>> Begin Supplied material

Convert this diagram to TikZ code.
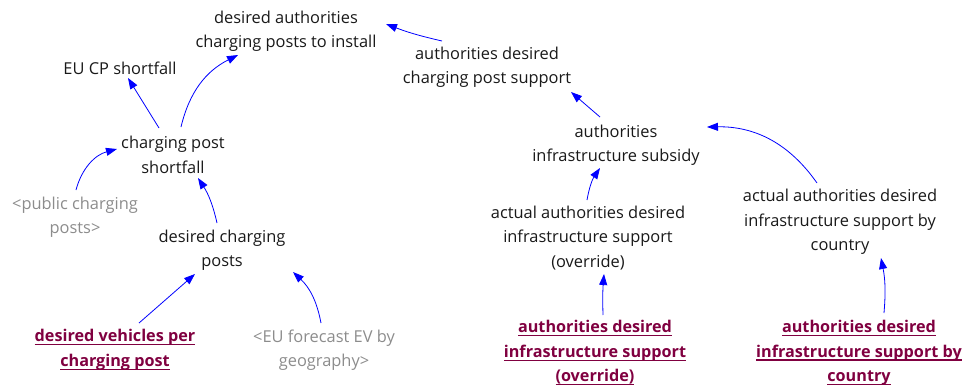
\documentclass[tikz,border=0pt]{standalone}
\usepackage{fontspec}
\setmainfont{Open Sans}
\usetikzlibrary{arrows.meta}
\definecolor{vartext}{RGB}{25,25,25}
\definecolor{shadowtext}{RGB}{140,140,140}
\definecolor{inputtext}{RGB}{128,0,64}
\definecolor{linkblue}{RGB}{0,0,255}
% underline at a fixed depth below the baseline
\newsavebox{\ulnbox}
\newcommand{\uln}[1]{\sbox{\ulnbox}{#1}\rlap{\usebox{\ulnbox}}\rule[-3.4bp]{\wd\ulnbox}{1.3bp}}
\tikzset{
  var/.style={align=center, inner sep=0pt, text=vartext,
    font={\fontsize{16.4bp}{24.5bp}\selectfont}},
  shadowvar/.style={var, text=shadowtext},
  inputvar/.style={var, text=inputtext,
    font={\fontsize{16.2bp}{24.5bp}\selectfont\bfseries}},
  link/.style={draw=linkblue, line width=0.8bp,
    -{Triangle[length=11bp,width=8bp]}, fill=none},
}
\begin{document}
\begin{tikzpicture}[x=1bp,y=1bp]
\useasboundingbox (0,0) rectangle (967,385);

% variables
\node[var] (dacp)  at (286,354) {desired authorities\\charging posts to install};
\node[var] (eucp)  at (120,317) {EU CP shortfall};
\node[var] (adcps) at (487,318) {authorities desired\\charging post support};
\node[var] (cps)   at (173,230) {charging post\\shortfall};
\node[var] (ais)   at (616,240) {authorities\\infrastructure subsidy};
\node[shadowvar] (pubcp) at (75,168) {<public charging\\posts>};
\node[var] (dcp)   at (222,135) {desired charging\\posts};
\node[var] (aao)   at (588,147) {actual authorities desired\\infrastructure support\\(override)};
\node[var] (aabc)  at (840,163) {actual authorities desired\\infrastructure support by\\country};
\node[inputvar] (dvpcp) at (115,35) {\uln{desired vehicles per}\\\uln{charging post}};
\node[shadowvar] (euf) at (324,35) {<EU forecast EV by\\geography>};
\node[inputvar] (badio) at (595,32) {\uln{authorities desired}\\\uln{infrastructure support}\\\uln{(override)}};
\node[inputvar] (badbc) at (859,32) {\uln{authorities desired}\\\uln{infrastructure support by}\\\uln{country}};

% causal links
\draw[link] ([shift={(-14,27)}]cps.center) -- ([shift={(8,-10)}]eucp.center);
\draw[link] ([shift={(8,28)}]cps.center) to[bend left=25] ([shift={(-48,-24)}]dacp.center);
\draw[link] ([shift={(1,27)}]pubcp.center) to[bend left=30] ([shift={(-56,6)}]cps.center);
\draw[link] ([shift={(-5,27)}]dcp.center) to[bend right=10] ([shift={(25,-23)}]cps.center);
\draw[link] ([shift={(24,27)}]dvpcp.center) -- ([shift={(-27,-24)}]dcp.center);
\draw[link] ([shift={(-3,27)}]euf.center) to[bend right=18] ([shift={(71,-22)}]dcp.center);
\draw[link] ([shift={(-45,26)}]adcps.center) to[bend left=4] ([shift={(100,7)}]dacp.center);
\draw[link] ([shift={(-16,28)}]ais.center) -- ([shift={(84,-25)}]adcps.center);
\draw[link] ([shift={(-1,38)}]aao.center) to[bend left=12] ([shift={(-16,-23)}]ais.center);
\draw[link] ([shift={(-23,39)}]aabc.center) to[bend right=28] ([shift={(91,18)}]ais.center);
\draw[link] ([shift={(8,38)}]badio.center) to[bend left=3] ([shift={(16,-36)}]aao.center);
\draw[link] ([shift={(25,40)}]badbc.center) to[bend right=8] ([shift={(41,-36)}]aabc.center);
\end{tikzpicture}
\end{document}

>> End Supplied material

## Short task
Skip the pictures and restate exactly the lines from the beginning of the listing to the line with "(badbc) at (859,32)", that line included.

## Correct result
Convert this diagram to TikZ code.
\documentclass[tikz,border=0pt]{standalone}
\usepackage{fontspec}
\setmainfont{Open Sans}
\usetikzlibrary{arrows.meta}
\definecolor{vartext}{RGB}{25,25,25}
\definecolor{shadowtext}{RGB}{140,140,140}
\definecolor{inputtext}{RGB}{128,0,64}
\definecolor{linkblue}{RGB}{0,0,255}
% underline at a fixed depth below the baseline
\newsavebox{\ulnbox}
\newcommand{\uln}[1]{\sbox{\ulnbox}{#1}\rlap{\usebox{\ulnbox}}\rule[-3.4bp]{\wd\ulnbox}{1.3bp}}
\tikzset{
  var/.style={align=center, inner sep=0pt, text=vartext,
    font={\fontsize{16.4bp}{24.5bp}\selectfont}},
  shadowvar/.style={var, text=shadowtext},
  inputvar/.style={var, text=inputtext,
    font={\fontsize{16.2bp}{24.5bp}\selectfont\bfseries}},
  link/.style={draw=linkblue, line width=0.8bp,
    -{Triangle[length=11bp,width=8bp]}, fill=none},
}
\begin{document}
\begin{tikzpicture}[x=1bp,y=1bp]
\useasboundingbox (0,0) rectangle (967,385);

% variables
\node[var] (dacp)  at (286,354) {desired authorities\\charging posts to install};
\node[var] (eucp)  at (120,317) {EU CP shortfall};
\node[var] (adcps) at (487,318) {authorities desired\\charging post support};
\node[var] (cps)   at (173,230) {charging post\\shortfall};
\node[var] (ais)   at (616,240) {authorities\\infrastructure subsidy};
\node[shadowvar] (pubcp) at (75,168) {<public charging\\posts>};
\node[var] (dcp)   at (222,135) {desired charging\\posts};
\node[var] (aao)   at (588,147) {actual authorities desired\\infrastructure support\\(override)};
\node[var] (aabc)  at (840,163) {actual authorities desired\\infrastructure support by\\country};
\node[inputvar] (dvpcp) at (115,35) {\uln{desired vehicles per}\\\uln{charging post}};
\node[shadowvar] (euf) at (324,35) {<EU forecast EV by\\geography>};
\node[inputvar] (badio) at (595,32) {\uln{authorities desired}\\\uln{infrastructure support}\\\uln{(override)}};
\node[inputvar] (badbc) at (859,32) {\uln{authorities desired}\\\uln{infrastructure support by}\\\uln{country}};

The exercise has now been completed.